At $60, games can get really expensive. Sure, if you play 100 hours worth of multiplayer, you're only paying $0.60 an hour, but we're no fools. You've got a disc in your hands, so shouldn't you have access to everything?
Not so, says Epic Games. Gears of War 3's Horde Command Pack launched on Xbox Live for $10 but only netted buyers a 1.4 MB download. With new maps, skins, and weapons in the pack, gamers realized they had just paid for content that was already residing on the physical media they'd been using this entire time.
Speaking with Kotaku, Gears of War 3 Executive Producer Rod Fergusson reasoned that the DVD you bought at the store doesn't entitle you to everything on it:
We're not saying that everything on the disc is the product. The disc is another delivery mechanism. I can definitely see the counter-discussion.

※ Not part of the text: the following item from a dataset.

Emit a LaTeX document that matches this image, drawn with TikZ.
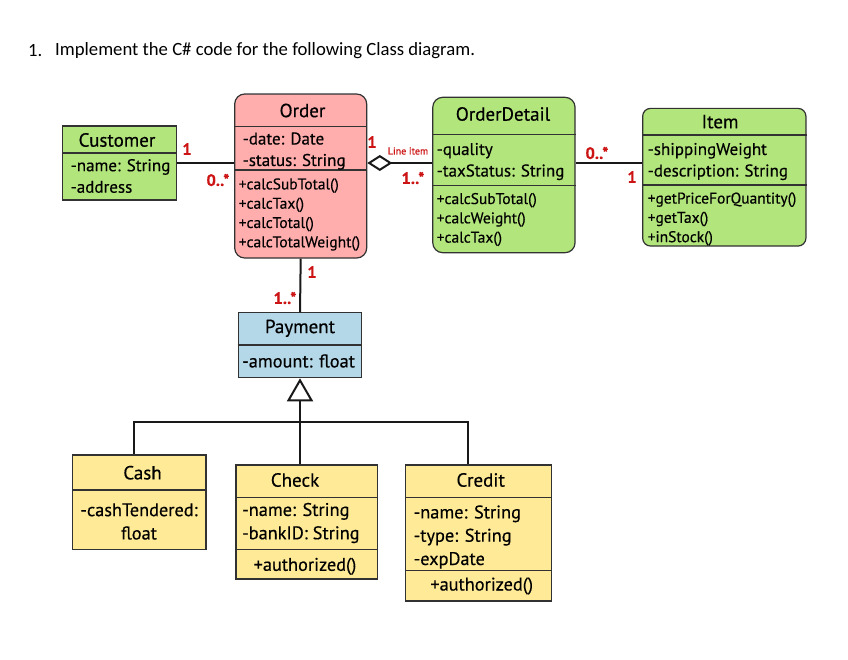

We had begun DLC packs early enough, and with the extension to our schedule, it meant we had that stuff done before we shipped. One of the concerns was we would have to have people download a compatibility pack because, with a big emphasis on the extra characters and weapons skins, that whole thing is a vanity play.
Epic says they're not the real bad guys because at least they didn't pad the download size and lie to gamers who purchased the DLC. It was plain as day that the Horde Command Pack didn't involve much data.
We felt it was a win/win, because no one is going to have to download anything huge when the DLC comes out. I think the thing that makes it muddy for people is when it's on the disc. We could have left it off and said "Hey, here's another disc."
To me, it all sounds like a lot of explaining away the fact that gamers bought and paid for a piece of media, been playing it this whole time, and instead of giving the first bit of DLC away for free (or just including it in the game in the first place) Epic Games and Microsoft decided to get greedy, wall off the extraneous content, and charge people $10 to interact with it.